## Instructions for the task
Repeat every line exactly, keeping the pictures out of the copy.

begin Source excerpt

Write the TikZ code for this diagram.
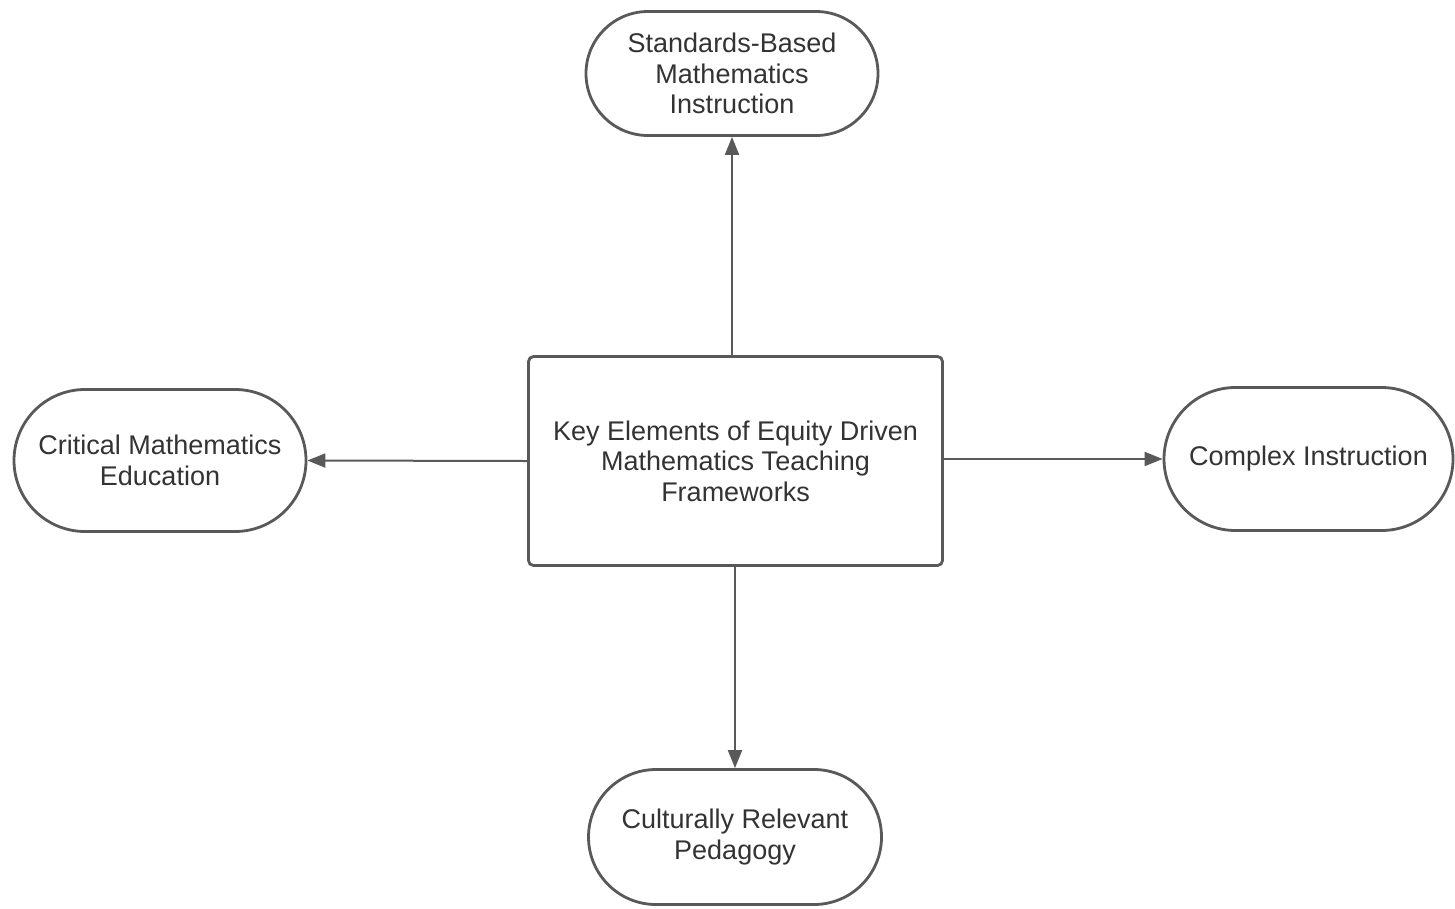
\documentclass[tikz,border=0pt]{standalone}
\usepackage{fontspec}
\setmainfont{Liberation Sans}
\usetikzlibrary{shapes.misc,arrows.meta}
\definecolor{edge}{HTML}{595959}
\definecolor{txt}{HTML}{333333}
\tikzset{
  pill/.style={rounded rectangle, draw=edge, line width=2.8pt, fill=white,
    text=txt, align=center, font=\fontsize{27}{30.5}\selectfont, inner sep=0pt},
  mainbox/.style={rectangle, rounded corners=5pt, draw=edge, line width=2.8pt, fill=white,
    text=txt, align=center, font=\fontsize{27}{30.5}\selectfont,
    minimum width=414pt, minimum height=209pt, inner sep=0pt},
  conn/.style={draw=edge, line width=2pt, -{Triangle[length=18pt,width=14pt]}}
}
\begin{document}
\begin{tikzpicture}[x=1pt,y=-1pt]
\useasboundingbox[fill=white] (0,0) rectangle (1455,908);
\node[mainbox] (c) at (735.5,461) {Key Elements of Equity Driven\\Mathematics Teaching\\Frameworks};
\node[pill, minimum width=292pt, minimum height=124pt] (t) at (732,73.5) {Standards-Based\\Mathematics\\Instruction};
\node[pill, minimum width=292pt, minimum height=142pt] (l) at (160,460.5) {Critical Mathematics\\Education};
\node[pill, minimum width=289pt, minimum height=143pt] (r) at (1308.5,459) {Complex Instruction};
\node[pill, minimum width=293pt, minimum height=135pt] (b) at (735,837) {Culturally Relevant\\Pedagogy};
\draw[conn] (c.north -| t.south) -- (t.south);
\draw[conn] (c.west) -- (l.east);
\draw[conn] (c.east |- r.west) -- (r.west);
\draw[conn] (c.south -| b.north) -- (b.north);
\end{tikzpicture}
\end{document}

end Source excerpt

## Exercise response
Write the TikZ code for this diagram.
\documentclass[tikz,border=0pt]{standalone}
\usepackage{fontspec}
\setmainfont{Liberation Sans}
\usetikzlibrary{shapes.misc,arrows.meta}
\definecolor{edge}{HTML}{595959}
\definecolor{txt}{HTML}{333333}
\tikzset{
  pill/.style={rounded rectangle, draw=edge, line width=2.8pt, fill=white,
    text=txt, align=center, font=\fontsize{27}{30.5}\selectfont, inner sep=0pt},
  mainbox/.style={rectangle, rounded corners=5pt, draw=edge, line width=2.8pt, fill=white,
    text=txt, align=center, font=\fontsize{27}{30.5}\selectfont,
    minimum width=414pt, minimum height=209pt, inner sep=0pt},
  conn/.style={draw=edge, line width=2pt, -{Triangle[length=18pt,width=14pt]}}
}
\begin{document}
\begin{tikzpicture}[x=1pt,y=-1pt]
\useasboundingbox[fill=white] (0,0) rectangle (1455,908);
\node[mainbox] (c) at (735.5,461) {Key Elements of Equity Driven\\Mathematics Teaching\\Frameworks};
\node[pill, minimum width=292pt, minimum height=124pt] (t) at (732,73.5) {Standards-Based\\Mathematics\\Instruction};
\node[pill, minimum width=292pt, minimum height=142pt] (l) at (160,460.5) {Critical Mathematics\\Education};
\node[pill, minimum width=289pt, minimum height=143pt] (r) at (1308.5,459) {Complex Instruction};
\node[pill, minimum width=293pt, minimum height=135pt] (b) at (735,837) {Culturally Relevant\\Pedagogy};
\draw[conn] (c.north -| t.south) -- (t.south);
\draw[conn] (c.west) -- (l.east);
\draw[conn] (c.east |- r.west) -- (r.west);
\draw[conn] (c.south -| b.north) -- (b.north);
\end{tikzpicture}
\end{document}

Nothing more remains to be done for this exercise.